• EXERCISE BRIEF
Write out the listing below in full and exactly, leaving out every picture.
================================
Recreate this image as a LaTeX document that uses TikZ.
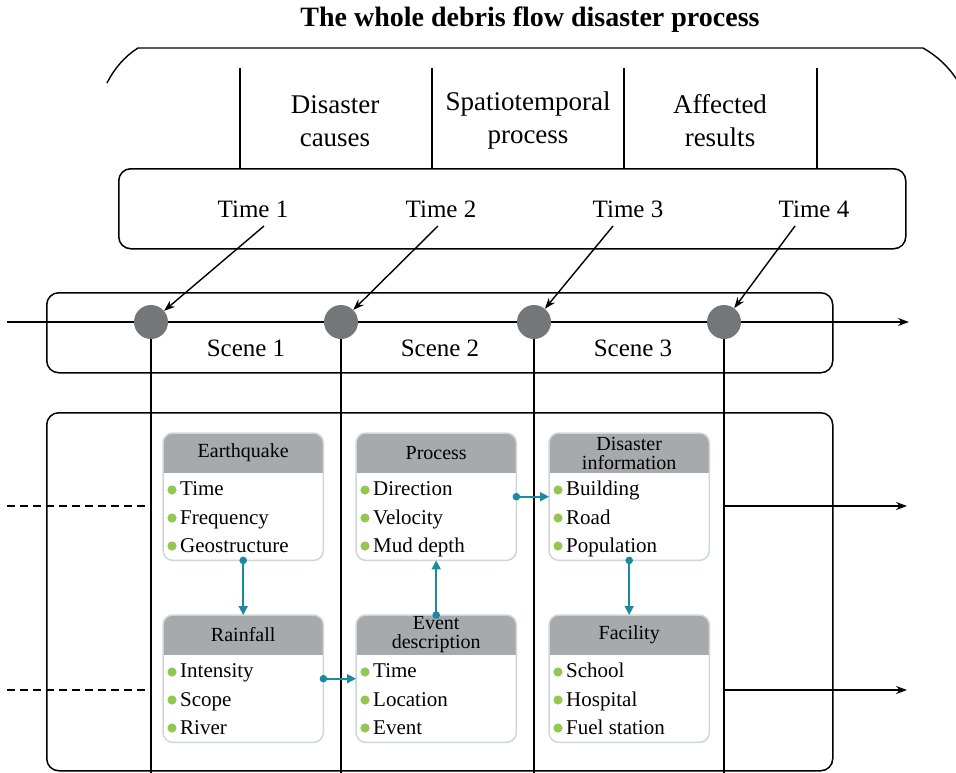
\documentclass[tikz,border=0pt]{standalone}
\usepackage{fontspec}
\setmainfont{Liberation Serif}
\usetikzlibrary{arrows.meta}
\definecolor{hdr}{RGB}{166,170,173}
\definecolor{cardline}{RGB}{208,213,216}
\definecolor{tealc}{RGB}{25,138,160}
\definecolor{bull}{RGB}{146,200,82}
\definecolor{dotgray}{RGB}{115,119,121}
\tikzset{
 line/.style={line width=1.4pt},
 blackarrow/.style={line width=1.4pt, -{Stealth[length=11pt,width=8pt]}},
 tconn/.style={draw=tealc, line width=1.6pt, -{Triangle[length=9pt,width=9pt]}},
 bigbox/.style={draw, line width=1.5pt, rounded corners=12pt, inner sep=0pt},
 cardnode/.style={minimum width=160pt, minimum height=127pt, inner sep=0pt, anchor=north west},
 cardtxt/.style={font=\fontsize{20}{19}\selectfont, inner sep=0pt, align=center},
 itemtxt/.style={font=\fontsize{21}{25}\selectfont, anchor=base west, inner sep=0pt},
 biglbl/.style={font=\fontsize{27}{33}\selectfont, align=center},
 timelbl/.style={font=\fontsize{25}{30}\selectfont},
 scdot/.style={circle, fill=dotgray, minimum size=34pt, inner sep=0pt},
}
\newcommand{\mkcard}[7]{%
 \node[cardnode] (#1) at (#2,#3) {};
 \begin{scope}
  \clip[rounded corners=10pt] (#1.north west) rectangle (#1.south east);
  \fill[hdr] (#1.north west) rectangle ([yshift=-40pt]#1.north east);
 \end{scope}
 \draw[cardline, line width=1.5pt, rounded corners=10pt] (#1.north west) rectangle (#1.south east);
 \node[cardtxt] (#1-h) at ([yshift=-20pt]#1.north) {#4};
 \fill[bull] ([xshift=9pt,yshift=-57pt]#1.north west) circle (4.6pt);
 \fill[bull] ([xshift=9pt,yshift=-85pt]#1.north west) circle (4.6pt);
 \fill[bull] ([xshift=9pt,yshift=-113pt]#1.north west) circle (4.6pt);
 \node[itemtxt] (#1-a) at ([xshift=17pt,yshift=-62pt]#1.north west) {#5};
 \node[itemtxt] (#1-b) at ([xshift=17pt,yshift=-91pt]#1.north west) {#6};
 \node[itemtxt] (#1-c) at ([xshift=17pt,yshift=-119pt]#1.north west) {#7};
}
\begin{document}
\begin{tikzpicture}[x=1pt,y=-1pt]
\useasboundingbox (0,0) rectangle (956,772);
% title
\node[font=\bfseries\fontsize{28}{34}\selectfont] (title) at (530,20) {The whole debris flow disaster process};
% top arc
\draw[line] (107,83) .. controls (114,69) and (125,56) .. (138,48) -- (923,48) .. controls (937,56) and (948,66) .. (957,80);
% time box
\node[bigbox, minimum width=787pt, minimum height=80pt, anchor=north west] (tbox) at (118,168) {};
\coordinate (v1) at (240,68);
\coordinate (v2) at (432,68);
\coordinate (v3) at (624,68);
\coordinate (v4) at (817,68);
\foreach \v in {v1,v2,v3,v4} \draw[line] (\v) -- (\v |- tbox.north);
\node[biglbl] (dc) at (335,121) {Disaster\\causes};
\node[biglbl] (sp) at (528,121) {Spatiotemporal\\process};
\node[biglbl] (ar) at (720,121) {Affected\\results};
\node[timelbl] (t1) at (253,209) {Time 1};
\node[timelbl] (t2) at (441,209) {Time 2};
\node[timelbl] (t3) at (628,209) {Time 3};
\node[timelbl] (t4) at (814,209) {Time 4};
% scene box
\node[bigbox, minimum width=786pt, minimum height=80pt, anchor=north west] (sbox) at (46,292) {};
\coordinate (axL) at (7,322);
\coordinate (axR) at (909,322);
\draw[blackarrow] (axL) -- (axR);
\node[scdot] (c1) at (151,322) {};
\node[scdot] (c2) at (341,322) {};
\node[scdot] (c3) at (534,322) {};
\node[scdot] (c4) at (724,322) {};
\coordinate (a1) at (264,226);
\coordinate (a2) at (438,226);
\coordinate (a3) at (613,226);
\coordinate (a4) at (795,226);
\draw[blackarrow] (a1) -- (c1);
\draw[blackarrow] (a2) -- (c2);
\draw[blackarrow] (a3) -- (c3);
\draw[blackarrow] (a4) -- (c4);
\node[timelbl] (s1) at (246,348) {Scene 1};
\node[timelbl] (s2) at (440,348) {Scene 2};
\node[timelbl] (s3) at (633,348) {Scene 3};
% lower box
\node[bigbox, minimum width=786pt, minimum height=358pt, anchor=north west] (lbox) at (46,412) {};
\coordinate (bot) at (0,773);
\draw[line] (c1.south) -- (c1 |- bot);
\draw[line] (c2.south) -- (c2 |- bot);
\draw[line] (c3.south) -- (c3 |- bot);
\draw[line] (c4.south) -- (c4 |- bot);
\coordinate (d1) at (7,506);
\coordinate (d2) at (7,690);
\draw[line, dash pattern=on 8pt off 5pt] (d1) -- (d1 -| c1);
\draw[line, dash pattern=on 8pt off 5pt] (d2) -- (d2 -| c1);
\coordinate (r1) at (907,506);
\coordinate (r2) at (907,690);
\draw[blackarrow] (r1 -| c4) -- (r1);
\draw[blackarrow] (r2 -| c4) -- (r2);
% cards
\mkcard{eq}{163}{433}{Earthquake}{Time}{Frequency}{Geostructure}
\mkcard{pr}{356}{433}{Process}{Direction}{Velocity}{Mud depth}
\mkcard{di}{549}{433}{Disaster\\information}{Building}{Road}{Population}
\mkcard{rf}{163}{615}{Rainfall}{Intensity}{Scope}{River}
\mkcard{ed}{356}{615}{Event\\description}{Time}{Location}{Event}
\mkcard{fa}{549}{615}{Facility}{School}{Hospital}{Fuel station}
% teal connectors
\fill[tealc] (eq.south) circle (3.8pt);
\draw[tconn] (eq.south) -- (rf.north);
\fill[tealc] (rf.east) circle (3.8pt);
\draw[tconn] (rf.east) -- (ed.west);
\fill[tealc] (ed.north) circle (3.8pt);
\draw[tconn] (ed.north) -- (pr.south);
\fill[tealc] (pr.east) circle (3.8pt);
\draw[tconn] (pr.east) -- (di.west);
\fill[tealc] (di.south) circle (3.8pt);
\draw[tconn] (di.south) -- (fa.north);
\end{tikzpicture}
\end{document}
================================
• FINISHED TASK
Recreate this image as a LaTeX document that uses TikZ.
\documentclass[tikz,border=0pt]{standalone}
\usepackage{fontspec}
\setmainfont{Liberation Serif}
\usetikzlibrary{arrows.meta}
\definecolor{hdr}{RGB}{166,170,173}
\definecolor{cardline}{RGB}{208,213,216}
\definecolor{tealc}{RGB}{25,138,160}
\definecolor{bull}{RGB}{146,200,82}
\definecolor{dotgray}{RGB}{115,119,121}
\tikzset{
 line/.style={line width=1.4pt},
 blackarrow/.style={line width=1.4pt, -{Stealth[length=11pt,width=8pt]}},
 tconn/.style={draw=tealc, line width=1.6pt, -{Triangle[length=9pt,width=9pt]}},
 bigbox/.style={draw, line width=1.5pt, rounded corners=12pt, inner sep=0pt},
 cardnode/.style={minimum width=160pt, minimum height=127pt, inner sep=0pt, anchor=north west},
 cardtxt/.style={font=\fontsize{20}{19}\selectfont, inner sep=0pt, align=center},
 itemtxt/.style={font=\fontsize{21}{25}\selectfont, anchor=base west, inner sep=0pt},
 biglbl/.style={font=\fontsize{27}{33}\selectfont, align=center},
 timelbl/.style={font=\fontsize{25}{30}\selectfont},
 scdot/.style={circle, fill=dotgray, minimum size=34pt, inner sep=0pt},
}
\newcommand{\mkcard}[7]{%
 \node[cardnode] (#1) at (#2,#3) {};
 \begin{scope}
  \clip[rounded corners=10pt] (#1.north west) rectangle (#1.south east);
  \fill[hdr] (#1.north west) rectangle ([yshift=-40pt]#1.north east);
 \end{scope}
 \draw[cardline, line width=1.5pt, rounded corners=10pt] (#1.north west) rectangle (#1.south east);
 \node[cardtxt] (#1-h) at ([yshift=-20pt]#1.north) {#4};
 \fill[bull] ([xshift=9pt,yshift=-57pt]#1.north west) circle (4.6pt);
 \fill[bull] ([xshift=9pt,yshift=-85pt]#1.north west) circle (4.6pt);
 \fill[bull] ([xshift=9pt,yshift=-113pt]#1.north west) circle (4.6pt);
 \node[itemtxt] (#1-a) at ([xshift=17pt,yshift=-62pt]#1.north west) {#5};
 \node[itemtxt] (#1-b) at ([xshift=17pt,yshift=-91pt]#1.north west) {#6};
 \node[itemtxt] (#1-c) at ([xshift=17pt,yshift=-119pt]#1.north west) {#7};
}
\begin{document}
\begin{tikzpicture}[x=1pt,y=-1pt]
\useasboundingbox (0,0) rectangle (956,772);
% title
\node[font=\bfseries\fontsize{28}{34}\selectfont] (title) at (530,20) {The whole debris flow disaster process};
% top arc
\draw[line] (107,83) .. controls (114,69) and (125,56) .. (138,48) -- (923,48) .. controls (937,56) and (948,66) .. (957,80);
% time box
\node[bigbox, minimum width=787pt, minimum height=80pt, anchor=north west] (tbox) at (118,168) {};
\coordinate (v1) at (240,68);
\coordinate (v2) at (432,68);
\coordinate (v3) at (624,68);
\coordinate (v4) at (817,68);
\foreach \v in {v1,v2,v3,v4} \draw[line] (\v) -- (\v |- tbox.north);
\node[biglbl] (dc) at (335,121) {Disaster\\causes};
\node[biglbl] (sp) at (528,121) {Spatiotemporal\\process};
\node[biglbl] (ar) at (720,121) {Affected\\results};
\node[timelbl] (t1) at (253,209) {Time 1};
\node[timelbl] (t2) at (441,209) {Time 2};
\node[timelbl] (t3) at (628,209) {Time 3};
\node[timelbl] (t4) at (814,209) {Time 4};
% scene box
\node[bigbox, minimum width=786pt, minimum height=80pt, anchor=north west] (sbox) at (46,292) {};
\coordinate (axL) at (7,322);
\coordinate (axR) at (909,322);
\draw[blackarrow] (axL) -- (axR);
\node[scdot] (c1) at (151,322) {};
\node[scdot] (c2) at (341,322) {};
\node[scdot] (c3) at (534,322) {};
\node[scdot] (c4) at (724,322) {};
\coordinate (a1) at (264,226);
\coordinate (a2) at (438,226);
\coordinate (a3) at (613,226);
\coordinate (a4) at (795,226);
\draw[blackarrow] (a1) -- (c1);
\draw[blackarrow] (a2) -- (c2);
\draw[blackarrow] (a3) -- (c3);
\draw[blackarrow] (a4) -- (c4);
\node[timelbl] (s1) at (246,348) {Scene 1};
\node[timelbl] (s2) at (440,348) {Scene 2};
\node[timelbl] (s3) at (633,348) {Scene 3};
% lower box
\node[bigbox, minimum width=786pt, minimum height=358pt, anchor=north west] (lbox) at (46,412) {};
\coordinate (bot) at (0,773);
\draw[line] (c1.south) -- (c1 |- bot);
\draw[line] (c2.south) -- (c2 |- bot);
\draw[line] (c3.south) -- (c3 |- bot);
\draw[line] (c4.south) -- (c4 |- bot);
\coordinate (d1) at (7,506);
\coordinate (d2) at (7,690);
\draw[line, dash pattern=on 8pt off 5pt] (d1) -- (d1 -| c1);
\draw[line, dash pattern=on 8pt off 5pt] (d2) -- (d2 -| c1);
\coordinate (r1) at (907,506);
\coordinate (r2) at (907,690);
\draw[blackarrow] (r1 -| c4) -- (r1);
\draw[blackarrow] (r2 -| c4) -- (r2);
% cards
\mkcard{eq}{163}{433}{Earthquake}{Time}{Frequency}{Geostructure}
\mkcard{pr}{356}{433}{Process}{Direction}{Velocity}{Mud depth}
\mkcard{di}{549}{433}{Disaster\\information}{Building}{Road}{Population}
\mkcard{rf}{163}{615}{Rainfall}{Intensity}{Scope}{River}
\mkcard{ed}{356}{615}{Event\\description}{Time}{Location}{Event}
\mkcard{fa}{549}{615}{Facility}{School}{Hospital}{Fuel station}
% teal connectors
\fill[tealc] (eq.south) circle (3.8pt);
\draw[tconn] (eq.south) -- (rf.north);
\fill[tealc] (rf.east) circle (3.8pt);
\draw[tconn] (rf.east) -- (ed.west);
\fill[tealc] (ed.north) circle (3.8pt);
\draw[tconn] (ed.north) -- (pr.south);
\fill[tealc] (pr.east) circle (3.8pt);
\draw[tconn] (pr.east) -- (di.west);
\fill[tealc] (di.south) circle (3.8pt);
\draw[tconn] (di.south) -- (fa.north);
\end{tikzpicture}
\end{document}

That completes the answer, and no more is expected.